** begin **

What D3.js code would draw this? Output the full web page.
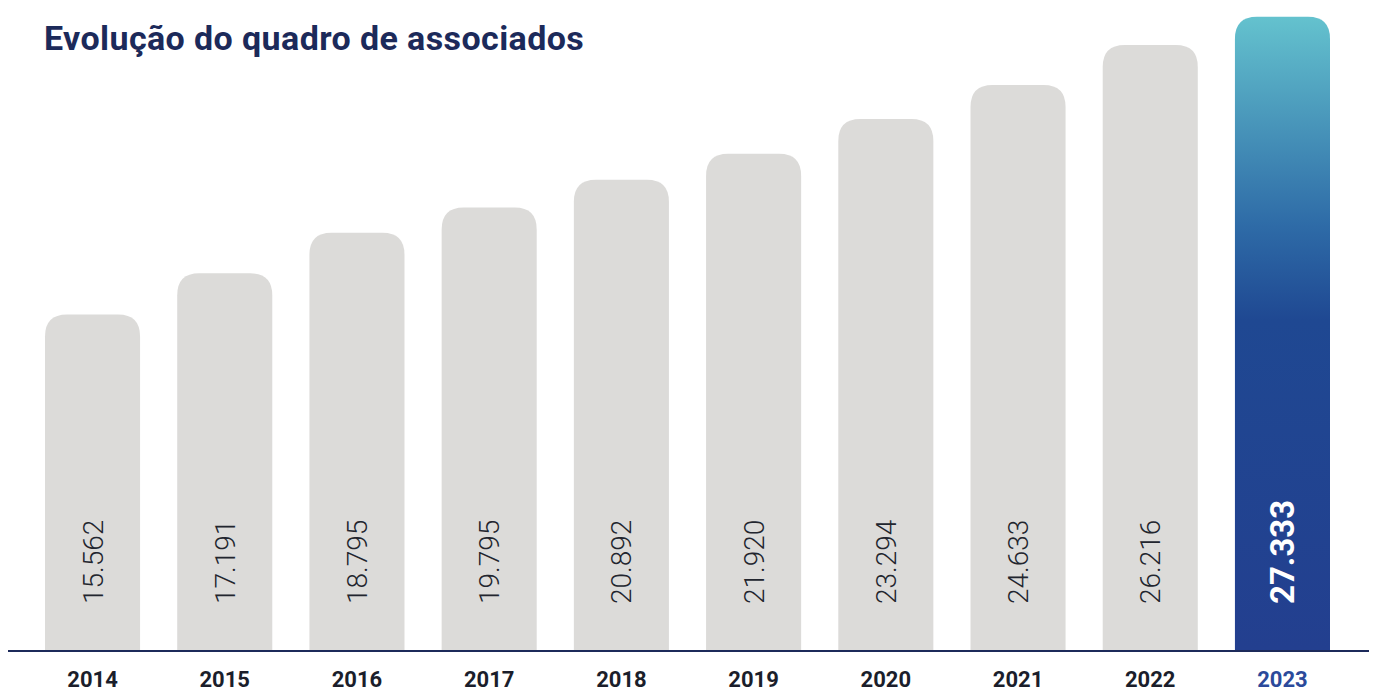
<!DOCTYPE html>
<head>
    <meta charset='utf-8'>
    <style>
        body {
            margin: 0;
            background: #fff;
            font-family: Roboto, 'Noto Sans', Arial, sans-serif;
        }
        .title {
            font-size: 34px;
            font-weight: 700;
            letter-spacing: 0.4px;
            fill: #1c2a5a;
        }
        .year {
            font-size: 22px;
            font-weight: 700;
            fill: #1b1e2b;
        }
        .val {
            font-size: 28px;
            font-weight: 300;
            fill: #22252e;
        }
    </style>
</head>

<body>
<div id='vis'></div>
<script src='https://cdn.jsdelivr.net/npm/d3@7/dist/d3.min.js'></script>
<script>
  const width = 1376, height = 694

  // dados
  const years = ['2014', '2015', '2016', '2017', '2018', '2019', '2020', '2021', '2022', '2023']
  const members = [15562, 17191, 18795, 19795, 20892, 21920, 23294, 24633, 26216, 27333]
  const labels = ['15.562', '17.191', '18.795', '19.795', '20.892', '21.920', '23.294', '24.633', '26.216', '27.333']
  const highlight = '2023'

  const data = years.map((y, i) => ({year: y, value: members[i], label: labels[i]}))

  const baseY = 650

  const svg = d3.select('#vis')
    .append('svg')
    .attr('width', width)
    .attr('height', height)

  const x = d3.scaleBand()
    .domain(years)
    .range([45, 1330])
    .paddingInner(0.281)
    .paddingOuter(0)

  // eixo y não começa em zero no original
  const y = d3.scaleLinear()
    .domain([2300, 27600])
    .range([baseY, 10])

  // gradiente da barra em destaque
  const grad = svg.append('defs').append('linearGradient')
    .attr('id', 'hl')
    .attr('x1', 0).attr('x2', 0).attr('y1', 0).attr('y2', 1)
  grad.selectAll('stop')
    .data([[0, '#64c2ce'], [0.33, '#2e6ba7'], [0.48, '#1f4892'], [1, '#233f8f']])
    .enter().append('stop')
    .attr('offset', d => d[0])
    .attr('stop-color', d => d[1])

  const r = 22
  function topRounded(x0, y0, w, h) {
    return `M${x0},${y0 + h} V${y0 + r} Q${x0},${y0} ${x0 + r},${y0} H${x0 + w - r} Q${x0 + w},${y0} ${x0 + w},${y0 + r} V${y0 + h} Z`
  }

  svg.append('text')
    .attr('class', 'title')
    .attr('x', 44)
    .attr('y', 50)
    .text('Evolução do quadro de associados')

  svg.selectAll('.bar')
    .data(data)
    .enter()
    .append('path')
    .attr('class', 'bar')
    .attr('d', d => topRounded(x(d.year), y(d.value), x.bandwidth(), baseY - y(d.value)))
    .attr('fill', d => d.year === highlight ? 'url(#hl)' : '#dcdbd9')

  svg.selectAll('.val')
    .data(data)
    .enter()
    .append('text')
    .attr('class', 'val')
    .attr('transform', d => `translate(${x(d.year) + x.bandwidth() / 2}, 604) rotate(-90)`)
    .attr('dy', '0.36em')
    .style('fill', d => d.year === highlight ? '#fff' : null)
    .style('font-weight', d => d.year === highlight ? 700 : null)
    .style('font-size', d => d.year === highlight ? '33px' : null)
    .text(d => d.label)

  svg.append('line')
    .attr('x1', 8).attr('x2', 1369)
    .attr('y1', baseY + 1).attr('y2', baseY + 1)
    .attr('stroke', '#1c2a5a')
    .attr('stroke-width', 2)

  svg.selectAll('.year')
    .data(data)
    .enter()
    .append('text')
    .attr('class', 'year')
    .attr('x', d => x(d.year) + x.bandwidth() / 2)
    .attr('y', 687)
    .attr('text-anchor', 'middle')
    .style('fill', d => d.year === highlight ? '#2b4a9b' : null)
    .text(d => d.year)
</script>
</body>
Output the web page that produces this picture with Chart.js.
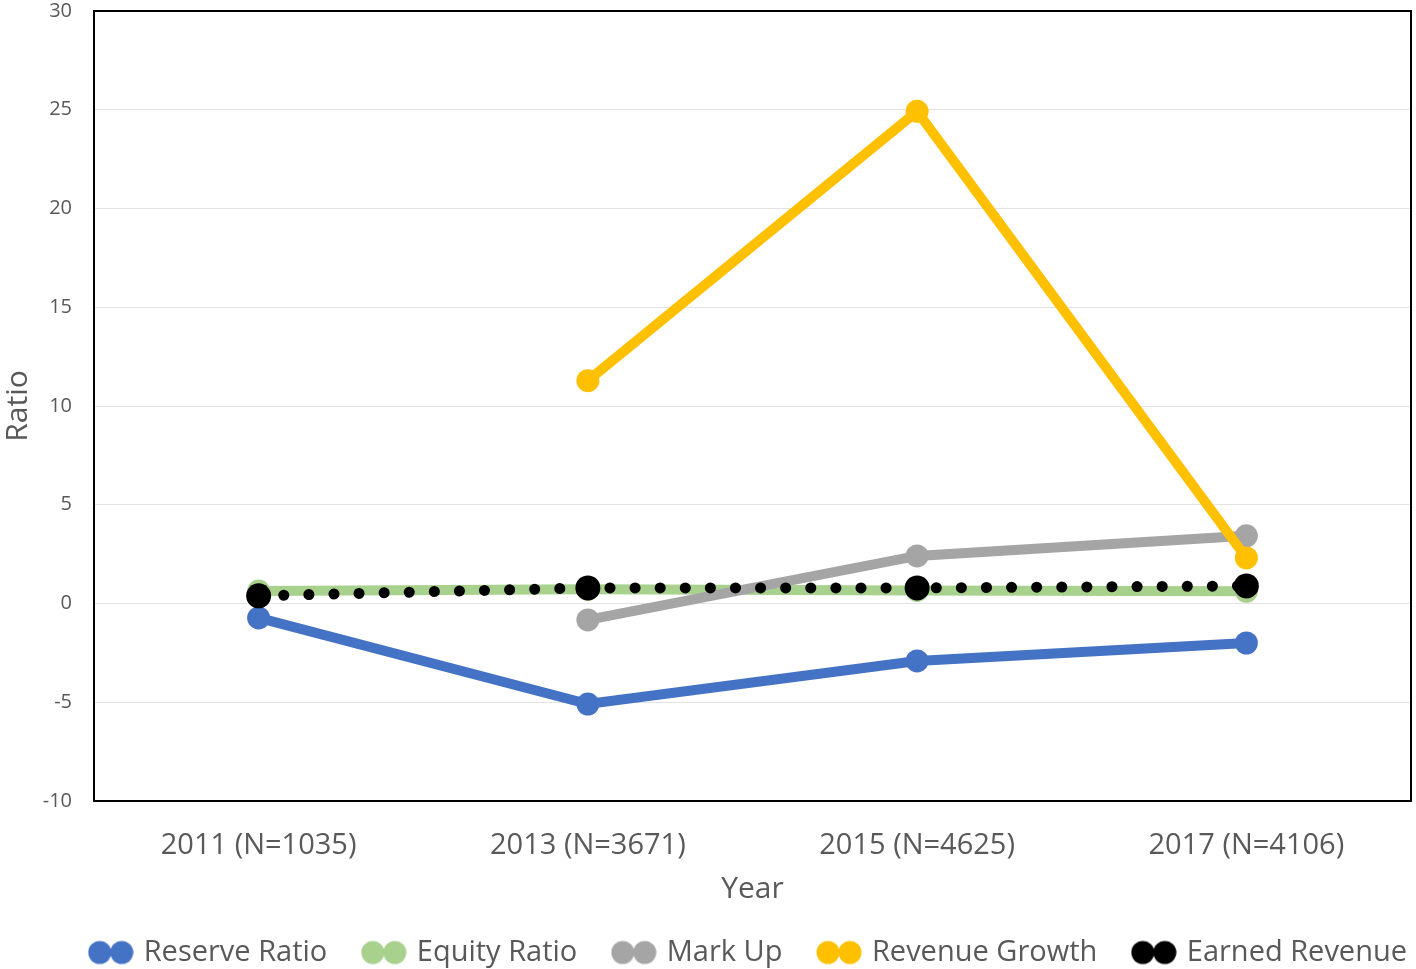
<!DOCTYPE html>
<html>
<head>
<meta charset="utf-8">
<script src="https://cdn.jsdelivr.net/npm/chart.js@4/dist/chart.umd.min.js"></script>
<style>
  html, body { margin: 0; padding: 0; background: #fff; }
  #wrap { width: 1416px; height: 969px; }
</style>
</head>
<body>
<div id="wrap"><canvas id="c"></canvas></div>
<script>
// Ratio trends by survey year.
var YEARS = ["2011 (N=1035)", "2013 (N=3671)", "2015 (N=4625)", "2017 (N=4106)"];
var RESERVE_RATIO = [-0.73, -5.09, -2.91, -2.0];
var EQUITY_RATIO = [0.63, 0.72, 0.66, 0.62];
var MARK_UP = [null, -0.83, 2.41, 3.43];
var REVENUE_GROWTH = [null, 11.28, 24.92, 2.31];
var EARNED_REVENUE = [0.39, 0.79, 0.79, 0.89];
var Y_TICKS = [-10, -5, 0, 5, 10, 15, 20, 25, 30];

var TEXT = "#595959";
var FONT = "'Open Sans', sans-serif";
var LEGEND_SHIFT = 34;

// two overlapping dots, like the spreadsheet legend swatch
function swatch(color) {
  var cv = document.createElement("canvas");
  cv.width = 46; cv.height = 26;
  var g = cv.getContext("2d");
  g.fillStyle = color;
  [12, 34].forEach(function (cx) {
    g.beginPath(); g.arc(cx, 13, 11.5, 0, Math.PI * 2); g.fill();
  });
  return cv;
}

function series(label, data, color, order, extra) {
  var d = {
    label: label, data: data, order: order,
    borderColor: color, backgroundColor: color,
    pointBackgroundColor: color, pointBorderColor: color,
    borderWidth: 10, pointRadius: 11.5, pointHoverRadius: 11.5, pointBorderWidth: 0,
    tension: 0, fill: false, spanGaps: false, _swatch: swatch(color)
  };
  return Object.assign(d, extra || {});
}

var datasets = [
  series("Reserve Ratio", RESERVE_RATIO, "#4472C4", 4),
  series("Equity Ratio", EQUITY_RATIO, "#A9D18E", 3),
  series("Mark Up", MARK_UP, "#A5A5A5", 2),
  series("Revenue Growth", REVENUE_GROWTH, "#FFC000", 1),
  series("Earned Revenue", EARNED_REVENUE, "#000000", 0,
    { borderWidth: 11, borderDash: [0.1, 25], borderCapStyle: "round", pointRadius: 12.5, pointHoverRadius: 12.5 })
];

// black box round the plot area; legend nudged right like the original
var frame = {
  id: "frame",
  afterLayout: function (chart) {
    if (chart.legend) { chart.legend.left += LEGEND_SHIFT; chart.legend.right += LEGEND_SHIFT; }
  },
  beforeDatasetsDraw: function (chart) {
    var a = chart.chartArea, ctx = chart.ctx;
    ctx.save();
    ctx.strokeStyle = "#000"; ctx.lineWidth = 2;
    ctx.strokeRect(a.left, a.top, a.right - a.left, a.bottom - a.top);
    ctx.restore();
  }
};

new Chart(document.getElementById("c"), {
  type: "line",
  data: { labels: YEARS, datasets: datasets },
  options: {
    responsive: true, maintainAspectRatio: false, animation: false,
    layout: { autoPadding: false, padding: { top: 11, right: 5, left: 0, bottom: -8 } },
    scales: {
      x: {
        offset: true,
        afterFit: function (s) { s.height = 99; },
        grid: { display: false, drawTicks: false },
        border: { display: true, color: "#000", width: 2 },
        ticks: { color: TEXT, font: { family: FONT, size: 29 }, padding: 27, maxRotation: 0 },
        title: { display: true, text: "Year", color: TEXT, font: { family: FONT, size: 30 }, padding: { top: 0, bottom: -7 } }
      },
      y: {
        min: -10, max: 30,
        afterBuildTicks: function (s) { s.ticks = Y_TICKS.map(function (v) { return { value: v }; }); },
        afterFit: function (s) { s.width = 94; s.paddingTop = 0; s.paddingBottom = 0; },
        grid: { color: "#E3E3E3", lineWidth: 1, drawTicks: false },
        border: { display: true, color: "#000", width: 2 },
        ticks: { color: TEXT, font: { family: FONT, size: 20 }, padding: 22 },
        title: { display: true, text: "Ratio", color: TEXT, font: { family: FONT, size: 30 }, padding: { top: 0, bottom: 0 } }
      }
    },
    plugins: {
      tooltip: { enabled: false },
      legend: {
        position: "bottom",
        align: "end",
        labels: {
          color: TEXT, font: { family: FONT, size: 29 },
          usePointStyle: true, pointStyleWidth: 37, padding: 38,
          generateLabels: function (chart) {
            return chart.data.datasets.map(function (ds, i) {
              return { text: ds.label, pointStyle: ds._swatch, fillStyle: ds.borderColor,
                       strokeStyle: ds.borderColor, lineWidth: 0, datasetIndex: i, fontColor: TEXT, hidden: false };
            });
          }
        }
      }
    }
  },
  plugins: [frame]
});
</script>
</body>
</html>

** end **

Go over the records above line by line and count those holding the word "this". Reply only with the number.

§ Task solution: 2